When Trump labels something "fake news," "I just have started assuming ... whatever he's talking about must be true," said 46-year-old Joseph Murray of Mustang, Oklahoma, a registered independent. "I feel like that attitude didn't start until he took office."
Trump tends to inflate the significance of what he's done. He claims his tax cuts are the biggest in history, his accomplishments surpass those of all previous presidents, and his election victory was a "landslide." None is true.
He still insists there were millions of illegal votes cast in the 2016 election, even though there's no such evidence.
Even on matters existential, Trump makes things up.
Taunted on Twitter by North Korean leader Kim Jong Un, Trump responded that his own nuclear button "is a much bigger and powerful one than his, and my Button works!" There is no such physical button.
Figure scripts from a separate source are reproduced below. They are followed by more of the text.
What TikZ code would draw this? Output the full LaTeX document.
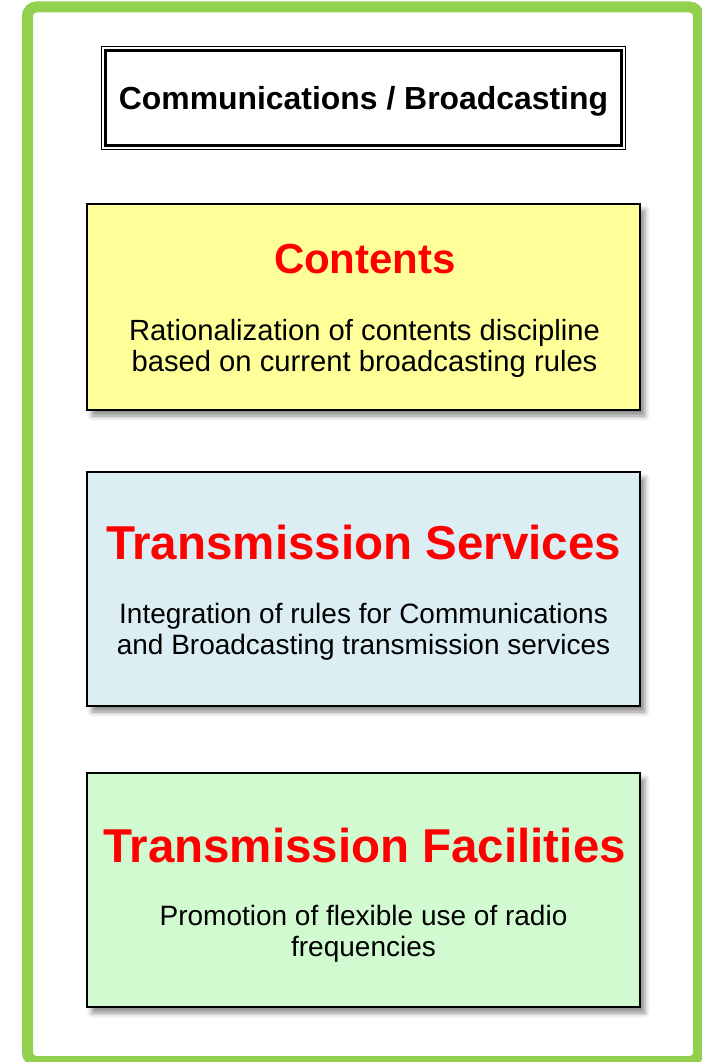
\documentclass[tikz,border=0pt]{standalone}
\usepackage{fontspec}
\setmainfont{Liberation Sans}
\usetikzlibrary{shadows.blur}
\definecolor{framegreen}{HTML}{92D050}
\definecolor{yellowfill}{HTML}{FFFF99}
\definecolor{bluefill}{HTML}{DAEEF3}
\definecolor{greenfill}{HTML}{D2FAD0}
\definecolor{headred}{HTML}{FF0000}
\tikzset{
  panel/.style={draw=black, line width=2.8pt, minimum width=553pt, inner sep=0pt,
    blur shadow={shadow xshift=5pt, shadow yshift=-6pt, shadow blur radius=5pt, shadow opacity=45}},
  headtext/.style={text=headred, font=\fontsize{47.5}{52}\selectfont\bfseries, inner sep=0pt},
  smallhead/.style={text=headred, font=\fontsize{42}{48}\selectfont\bfseries, inner sep=0pt},
  bodytext/.style={text=black, font=\fontsize{28}{31}\selectfont, align=center, inner sep=0pt},
  widebody/.style={text=black, font=\fontsize{29.2}{31}\selectfont, align=center, inner sep=0pt},
}
\begin{document}
\begin{tikzpicture}[x=1pt,y=-1pt]
\useasboundingbox (0,0) rectangle (701,1062);
% outer green frame
\draw[framegreen, line width=11pt, rounded corners=9pt] (27.5,7) rectangle (698.5,1061.5);
% title box
\node[draw=black, line width=1.7pt, minimum width=524pt, minimum height=103pt, inner sep=0pt] (title) at (363.5,98) {};
\draw[line width=2.7pt] ([xshift=4.8pt,yshift=-4.8pt]title.north west) rectangle ([xshift=-4.8pt,yshift=4.8pt]title.south east);
\node[anchor=base, inner sep=0pt, font=\fontsize{31.9}{36}\selectfont\bfseries] (titleText) at (363.5,110) {Communications / Broadcasting};
% panels
\node[panel, fill=yellowfill, minimum height=206pt] (contents) at (363.5,307) {};
\node[panel, fill=bluefill, minimum height=234pt] (services) at (363.5,589) {};
\node[panel, fill=greenfill, minimum height=234pt] (facilities) at (363.5,890) {};
% texts
\node[smallhead, anchor=base] (contentsHead) at (365,273) {Contents};
\node[widebody, anchor=base] (contentsBody) at (364.5,371) {Rationalization of contents discipline\\based on current broadcasting rules};
\node[headtext, anchor=base] (servicesHead) at (363.5,559) {Transmission Services};
\node[bodytext, anchor=base] (servicesBody) at (363.5,654) {Integration of rules for Communications\\and Broadcasting transmission services};
\node[headtext, anchor=base] (facilitiesHead) at (364.5,862) {Transmission Facilities};
\node[bodytext, anchor=base] (facilitiesBody) at (363.5,956) {Promotion of flexible use of radio\\frequencies};
\end{tikzpicture}
\end{document}
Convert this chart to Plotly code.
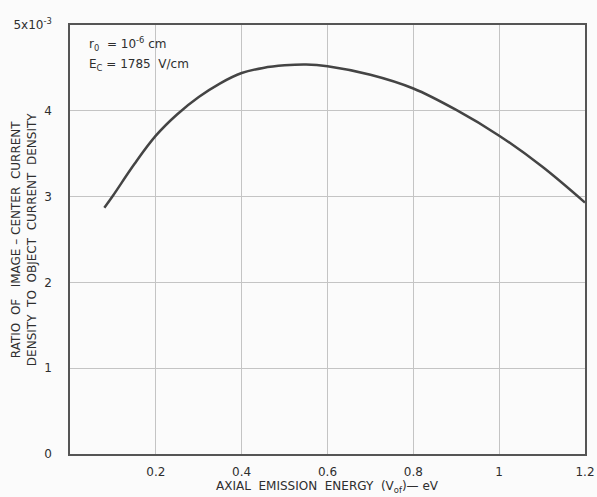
import plotly.graph_objects as go

# Ratio of image-center current density to object current density vs axial emission energy
energy_ev = [0.08, 0.10, 0.15, 0.20, 0.25, 0.30, 0.35, 0.40, 0.45, 0.50, 0.55, 0.60, 0.70, 0.80, 0.90, 1.00, 1.10, 1.20]
ratio_e3 = [2.87, 3.01, 3.38, 3.71, 3.96, 4.16, 4.32, 4.44, 4.50, 4.53, 4.54, 4.52, 4.42, 4.26, 4.01, 3.71, 3.35, 2.93]

x_ticks = [0.2, 0.4, 0.6, 0.8, 1.0, 1.2]
x_tick_text = ["0.2", "0.4", "0.6", "0.8", "1", "1.2"]
y_ticks = [0, 1, 2, 3, 4, 5]
y_tick_text = ["0", "1", "2", "3", "4", "5x10<sup>-3</sup>"]

ink = "#2e2e2e"
font_family = "DejaVu Sans, Arial, sans-serif"
label_font = dict(family=font_family, size=12, color=ink)

fig = go.Figure()
fig.add_trace(go.Scatter(
    x=energy_ev, y=ratio_e3, mode="lines",
    line=dict(color="#444444", width=2.5, shape="spline", smoothing=1.0),
    showlegend=False, hoverinfo="skip",
))

fig.update_xaxes(
    range=[0, 1.2], tickvals=x_ticks, ticktext=x_tick_text,
    showgrid=True, gridcolor="#c4c4c4", gridwidth=1,
    showline=True, linecolor="#555555", linewidth=1.5, mirror=True,
    zeroline=False, ticks="", ticklabelstandoff=6, automargin=False,
    ticklabeloverflow="allow", tickfont=label_font,
)
fig.update_yaxes(
    range=[0, 5], tickvals=y_ticks, ticktext=y_tick_text,
    showgrid=True, gridcolor="#c4c4c4", gridwidth=1,
    showline=True, linecolor="#555555", linewidth=1.5, mirror=True,
    zeroline=False, ticks="", ticklabelstandoff=14, automargin=False,
    ticklabeloverflow="allow", tickfont=label_font,
)

# axis titles
fig.add_annotation(
    x=0.5, y=-0.078, xref="paper", yref="paper", xanchor="center", yanchor="middle",
    text="AXIAL  EMISSION  ENERGY  (V<sub>of</sub>)— eV", showarrow=False,
    font=label_font,
)
fig.add_annotation(
    x=-0.09, y=0.5, xref="paper", yref="paper", xanchor="center", yanchor="middle",
    text="RATIO  OF   IMAGE – CENTER  CURRENT<br>DENSITY  TO  OBJECT  CURRENT  DENSITY",
    textangle=-90, showarrow=False, font=label_font,
)

# operating parameters
fig.add_annotation(
    x=0.04, y=4.78, xref="x", yref="y", xanchor="left", yanchor="middle",
    text="r<sub>0</sub>  = 10<sup>-6</sup> cm", showarrow=False, font=label_font,
)
fig.add_annotation(
    x=0.04, y=4.53, xref="x", yref="y", xanchor="left", yanchor="middle",
    text="E<sub>C</sub> = 1785  V/cm", showarrow=False, font=label_font,
)

fig.update_layout(
    width=597, height=497,
    margin=dict(l=70, r=12, t=25, b=43),
    paper_bgcolor="#fbfbfb", plot_bgcolor="#fbfbfb",
)

fig.write_html("out.html")
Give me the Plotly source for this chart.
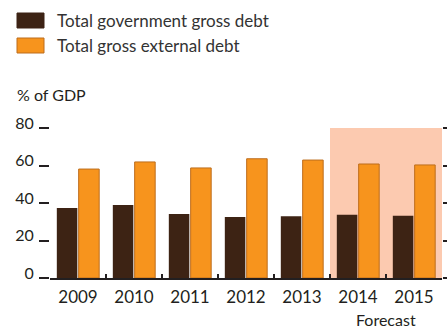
import plotly.graph_objects as go

years = ["2009", "2010", "2011", "2012", "2013", "2014", "2015"]
gov_debt = [37.4, 39.0, 34.1, 32.5, 33.0, 33.7, 33.2]
ext_debt = [58.1, 61.9, 58.7, 63.6, 62.9, 60.8, 60.3]
series_names = ["Total government gross debt", "Total gross external debt"]
y_ticks = [0, 20, 40, 60, 80]

W, H = 447, 329
L, R, T, B = 50, 5, 128, 51
PW, PH = W - L - R, H - T - B

def px(x):
    return (x - L) / PW

def py(y):
    return (H - B - y) / PH

DARK = "#3d2314"
ORANGE = "#f7941d"
ORANGE_EDGE = "#bd6d1c"
TXT = "#231f20"
FONT = "Lato"

fig = go.Figure()
fig.add_trace(go.Bar(x=years, y=gov_debt, name=series_names[0],
                     marker=dict(color=DARK, line=dict(width=0))))
fig.add_trace(go.Bar(x=years, y=ext_debt, name=series_names[1],
                     marker=dict(color=ORANGE, line=dict(color=ORANGE_EDGE, width=1))))
# invisible trace for right-side mirrored ticks
fig.add_trace(go.Scatter(x=[years[0]], y=[0], yaxis="y2", mode="none",
                         showlegend=False, hoverinfo="skip"))

fig.add_shape(type="rect", xref="x", yref="y", x0=4.5, x1=6.5, y0=0, y1=80,
              fillcolor="#fccab0", line=dict(width=0), layer="below")

# legend keys
legend_rows = [(13, 28, DARK, None), (38, 53, ORANGE, ORANGE_EDGE)]
for (y0, y1, col, edge), name in zip(legend_rows, series_names):
    fig.add_shape(type="rect", xref="paper", yref="paper",
                  x0=px(17), x1=px(44), y0=py(y1), y1=py(y0),
                  fillcolor=col,
                  line=dict(color=edge if edge else col, width=1))
    fig.add_annotation(x=px(55), y=py((y0 + y1) / 2), xref="paper", yref="paper",
                       text=name, showarrow=False, xanchor="left", yanchor="middle",
                       font=dict(family=FONT, size=17, color="#333333"))

fig.add_annotation(x=px(15), y=py(94), xref="paper", yref="paper",
                   text="% of GDP", showarrow=False, xanchor="left", yanchor="middle",
                   font=dict(family=FONT, size=16, color=TXT))
fig.add_annotation(x=5.5, y=py(319), xref="x", yref="paper",
                   text="Forecast", showarrow=False, xanchor="center", yanchor="middle",
                   borderpad=0,
                   font=dict(family=FONT, size=16, color=TXT))

fig.update_layout(
    template="none",
    width=W, height=H,
    margin=dict(l=L, r=R, t=T, b=B, autoexpand=False),
    paper_bgcolor="white", plot_bgcolor="rgba(0,0,0,0)",
    barmode="group", bargap=0.22, bargroupgap=0.06,
    showlegend=False,
    font=dict(family=FONT, color=TXT),
    xaxis=dict(type="category", showgrid=False, showline=True, linecolor=TXT,
               linewidth=2, ticks="inside", tickson="boundaries", ticklen=4,
               tickwidth=1.5, tickcolor=TXT, tickfont=dict(size=17, color=TXT),
               range=[-0.5, 6.5], zeroline=False, automargin=False,
               ticklabelstandoff=3),
    yaxis=dict(range=[0, 80], tickvals=y_ticks, showgrid=False, zeroline=False,
               showline=False, ticks="outside", ticklen=10, tickwidth=1.5,
               tickcolor=TXT, tickfont=dict(size=16, color=TXT),
               ticklabelshift=-5, ticklabelstandoff=2, automargin=False),
    yaxis2=dict(range=[0, 80], tickvals=y_ticks, overlaying="y", side="right",
                showgrid=False, zeroline=False, showline=False, ticks="outside",
                ticklen=10, tickwidth=1.5, tickcolor=TXT, showticklabels=False,
                automargin=False),
)

fig.write_html("out.html", config={"displayModeBar": False},
               post_script="document.body.style.margin='0';document.body.style.padding='0';")
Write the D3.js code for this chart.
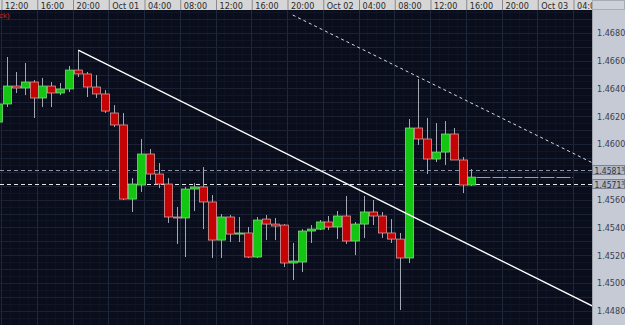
<!DOCTYPE html>
<html>
<head>
<meta charset="utf-8">
<script src="https://cdn.jsdelivr.net/npm/d3@7"></script>
<style>
  body { margin: 0; background: #0a0e1c; }
  svg { display: block; }
  .axis text { font-family: "Liberation Sans Narrow", "DejaVu Sans Condensed", "Liberation Sans", sans-serif; }
</style>
</head>
<body>
<svg id="chart"></svg>
<script>
// hourly candles, first one is the partial bar at the left edge (11:00 Sep 30)
const opens  = [1.46158,1.46288,1.46417,1.46403,1.46446,1.46331,1.46417,1.46367,1.46396,1.46532,1.46504,1.46410,1.46360,1.46223,
                1.46137,1.45604,1.45705,1.45928,1.45784,1.45712,1.45475,1.45468,1.45676,1.45691,1.45583,1.45309,1.45475,1.45352,
                1.45360,1.45187,1.45460,1.45424,1.45417,1.45144,1.45151,1.45374,1.45388,1.45439,1.45403,1.45482,1.45302,1.45424,
                1.45511,1.45482,1.45360,1.45316,1.45180,1.46115,1.46036,1.45892,1.45942,1.46072,1.45885,1.45705];
const highs  = [1.46316,1.46626,1.46518,1.46583,1.46460,1.46475,1.46446,1.46439,1.46561,1.46676,1.46518,1.46496,1.46388,1.46280,
                1.46223,1.45755,1.46036,1.45964,1.45863,1.45755,1.45547,1.45691,1.45719,1.45834,1.45633,1.45496,1.45489,1.45475,
                1.45403,1.45475,1.45489,1.45468,1.45424,1.45288,1.45388,1.45417,1.45453,1.45482,1.45518,1.45626,1.45439,1.45626,
                1.45597,1.45511,1.45460,1.45360,1.46180,1.46468,1.46187,1.46151,1.46165,1.46115,1.45906,1.45820];
const lows   = [1.46137,1.46266,1.46367,1.46352,1.46187,1.46266,1.46266,1.46352,1.46374,1.46482,1.46338,1.46331,1.46223,1.46122,
                1.45597,1.45511,1.45655,1.45741,1.45683,1.45432,1.45281,1.45187,1.45518,1.45388,1.45180,1.45180,1.45295,1.45295,
                1.45180,1.45180,1.45309,1.45309,1.45115,1.45022,1.45079,1.45288,1.45381,1.45381,1.45316,1.45281,1.45201,1.45324,
                1.45417,1.45324,1.45288,1.44806,1.45144,1.45993,1.45784,1.45870,1.45849,1.45885,1.45647,1.45698];
const closes = [1.46288,1.46417,1.46403,1.46446,1.46331,1.46417,1.46367,1.46396,1.46532,1.46504,1.46410,1.46360,1.46237,1.46137,
                1.45604,1.45712,1.45928,1.45784,1.45712,1.45475,1.45468,1.45676,1.45691,1.45583,1.45309,1.45475,1.45352,1.45360,
                1.45187,1.45453,1.45424,1.45410,1.45144,1.45158,1.45374,1.45388,1.45439,1.45403,1.45482,1.45302,1.45424,1.45511,
                1.45482,1.45360,1.45316,1.45180,1.46115,1.46036,1.45892,1.45942,1.46072,1.45885,1.45705,1.45762];

const priceTicks = [1.4680, 1.4660, 1.4640, 1.4620, 1.4600, 1.4560, 1.4540, 1.4520, 1.4500, 1.4480];
const bidAsk = [1.45813, 1.45713];

// drawn objects: [time, price] anchors
const trendSolid  = [[new Date(2009, 8, 30, 20), 1.46676], [new Date(2009, 9, 3, 5, 30), 1.44835]];
const trendDashed = [[new Date(2009, 9, 1, 20), 1.46928], [new Date(2009, 9, 3, 5, 30), 1.45866]];

const W = 625, H = 325;
const plot = { left: 0, right: 592, top: 10, bottom: 325 };

const start = new Date(2009, 8, 30, 12);
const data = opens.map((o, i) => ({
  t: d3.timeHour.offset(start, i - 1),
  o: o, h: highs[i], l: lows[i], c: closes[i]
}));

const x = d3.scaleTime()
  .domain([start, d3.timeHour.offset(start, 64)])
  .range([1, 573]);
const y = d3.scaleLinear()
  .domain([1.44698, 1.46964])
  .range([plot.bottom, plot.top]);
const cx = t => x(t) + 5.7;

const svg = d3.select('#chart').attr('width', W).attr('height', H);

svg.append('rect')
  .attr('width', W).attr('height', H)
  .attr('fill', '#0a0e1c');

svg.append('clipPath').attr('id', 'clip')
  .append('rect')
  .attr('x', plot.left).attr('y', plot.top)
  .attr('width', plot.right - plot.left).attr('height', plot.bottom - plot.top);

const chart = svg.append('g').attr('clip-path', 'url(#clip)');

// grid
const hours = x.ticks(d3.timeHour.every(1));
chart.selectAll('.vminor').data(hours).join('line')
  .attr('x1', d => Math.round(x(d)) + 0.5).attr('x2', d => Math.round(x(d)) + 0.5)
  .attr('y1', plot.top).attr('y2', plot.bottom)
  .attr('stroke', '#10162699').attr('stroke-width', 1);
const levels = d3.range(1.4470, 1.4700, 0.0005);
chart.selectAll('.hminor').data(levels).join('line')
  .attr('x1', plot.left).attr('x2', plot.right)
  .attr('y1', d => Math.round(y(d)) + 0.5).attr('y2', d => Math.round(y(d)) + 0.5)
  .attr('stroke', '#101626').attr('stroke-width', 1);

const timeTicks = x.ticks(d3.timeHour.every(4));
chart.selectAll('.vmajor').data(timeTicks).join('line')
  .attr('x1', d => Math.round(x(d)) + 0.5).attr('x2', d => Math.round(x(d)) + 0.5)
  .attr('y1', plot.top).attr('y2', plot.bottom)
  .attr('stroke', '#1f273b').attr('stroke-width', 1);
chart.selectAll('.hmajor').data(d3.range(1.4470, 1.4700, 0.001)).join('line')
  .attr('x1', plot.left).attr('x2', plot.right)
  .attr('y1', d => Math.round(y(d)) + 0.5).attr('y2', d => Math.round(y(d)) + 0.5)
  .attr('stroke', '#1a2234').attr('stroke-width', 1);

// bid / ask lines
chart.selectAll('.ba').data(bidAsk).join('line')
  .attr('x1', plot.left).attr('x2', plot.right)
  .attr('y1', d => Math.round(y(d)) + 0.5).attr('y2', d => Math.round(y(d)) + 0.5)
  .attr('stroke', (d, i) => i === 0 ? '#8e94a6' : '#e6e6e6')
  .attr('stroke-width', 1)
  .attr('stroke-dasharray', '4,3');

// candles
const candle = chart.selectAll('.candle').data(data).join('g');
candle.append('line')
  .attr('x1', d => Math.round(cx(d.t)) + 0.5).attr('x2', d => Math.round(cx(d.t)) + 0.5)
  .attr('y1', d => y(d.h)).attr('y2', d => y(d.l))
  .attr('stroke', '#a4a8b4').attr('stroke-width', 1);
candle.append('rect')
  .attr('x', d => Math.round(cx(d.t)) - 3.5)
  .attr('width', 8)
  .attr('y', d => y(Math.max(d.o, d.c)))
  .attr('height', d => Math.max(1, Math.abs(y(d.o) - y(d.c))))
  .attr('fill', d => d.c >= d.o ? '#12c612' : '#c40404')
  .attr('stroke', d => d.c >= d.o ? '#7ed87e' : '#d89a9a')
  .attr('stroke-width', 0.8);

// last price marker
const last = data[data.length - 1];
chart.append('line')
  .attr('x1', cx(last.t) + 5).attr('x2', x(d3.timeHour.offset(start, 64)))
  .attr('y1', Math.round(y(last.c)) + 0.5).attr('y2', Math.round(y(last.c)) + 0.5)
  .attr('stroke', '#9a9ea8').attr('stroke-width', 1)
  .attr('stroke-dasharray', '14,2');

// trend lines
const tl = d3.line().x(d => cx(d[0])).y(d => y(d[1]));
chart.append('path').datum(trendSolid)
  .attr('d', tl).attr('fill', 'none')
  .attr('stroke', '#ffffff').attr('stroke-width', 1.4);
chart.append('path').datum(trendDashed)
  .attr('d', tl).attr('fill', 'none')
  .attr('stroke', '#d8d8e0').attr('stroke-width', 1)
  .attr('stroke-dasharray', '3,3');

chart.append('text')
  .attr('x', -1).attr('y', 18)
  .attr('fill', '#c02828')
  .style('font-family', 'Liberation Sans Narrow, Liberation Sans, sans-serif')
  .style('font-size', '8px')
  .text('ck)');

// top time axis
svg.append('rect')
  .attr('x', 0).attr('y', 0).attr('width', W).attr('height', plot.top)
  .attr('fill', '#d6d6d6');
const fmt = d => d.getHours() === 0 ? d3.timeFormat('%b %d')(d) : d3.timeFormat('%H:%M')(d);
const xAxisG = svg.append('g')
  .attr('class', 'axis')
  .attr('transform', `translate(0.5,${plot.top})`)
  .call(d3.axisTop(x).tickValues(timeTicks).tickFormat(fmt).tickSizeInner(10).tickSizeOuter(0));
xAxisG.select('.domain').remove();
xAxisG.selectAll('.tick line').attr('stroke', '#8a8a8a');
xAxisG.selectAll('.tick text')
  .attr('text-anchor', 'start')
  .attr('x', 3).attr('y', -1.5).attr('dy', 0)
  .attr('fill', '#2a2a2a')
  .style('font-size', '9px');

// right price axis
svg.append('rect')
  .attr('x', plot.right).attr('y', 0).attr('width', W - plot.right).attr('height', H)
  .attr('fill', '#c6cad4');
svg.append('rect')
  .attr('x', plot.right + 0.5).attr('y', 0.5).attr('width', W - plot.right - 1).attr('height', plot.top - 1)
  .attr('fill', '#cdd1d9').attr('stroke', '#a8acb6');
svg.append('line')
  .attr('x1', plot.right + 0.5).attr('x2', plot.right + 0.5)
  .attr('y1', plot.top).attr('y2', H)
  .attr('stroke', '#9ea3ae');
const yAxisG = svg.append('g')
  .attr('class', 'axis')
  .attr('transform', `translate(${plot.right},0)`)
  .call(d3.axisRight(y).tickValues(priceTicks).tickFormat(d3.format('.4f')).tickSize(0).tickPadding(5));
yAxisG.select('.domain').remove();
yAxisG.selectAll('.tick text')
  .attr('fill', '#3a4050')
  .style('font-size', '9px');

// bid / ask tags
const tag = svg.selectAll('.tag').data(bidAsk).join('g')
  .attr('transform', d => `translate(${plot.right},${Math.round(y(d))})`);
tag.append('rect')
  .attr('x', 0.5).attr('y', -4.5).attr('width', W - plot.right - 1).attr('height', 9)
  .attr('fill', '#b2b8c4').attr('stroke', '#7c8290');
const tagText = tag.append('text')
  .attr('x', 2.5).attr('y', 3.5)
  .attr('fill', '#2e3442')
  .style('font-family', 'Liberation Sans Narrow, DejaVu Sans Condensed, sans-serif')
  .style('font-size', '8.5px');
tagText.append('tspan').text(d => d3.format('.5f')(d).slice(0, 6));
tagText.append('tspan').attr('dy', -2.5).style('font-size', '5.5px')
  .text(d => d3.format('.5f')(d).slice(6));
</script>
</body>
</html>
Trump often bypasses the vast information-gathering apparatus that reports to him in favour of getting his reality from TV, or sometimes just his gut. That has led him to conclude wrongly that a rare riot in Sweden over a drug crime was instead linked to refugee extremism. He also falsely claimed that Obama tapped his phones at Trump Tower in the campaign.
"I'm a very instinctual person, but my instinct turns out to be right," he told Time magazine. Besides, "I'm quoting highly respected people from highly respected television networks."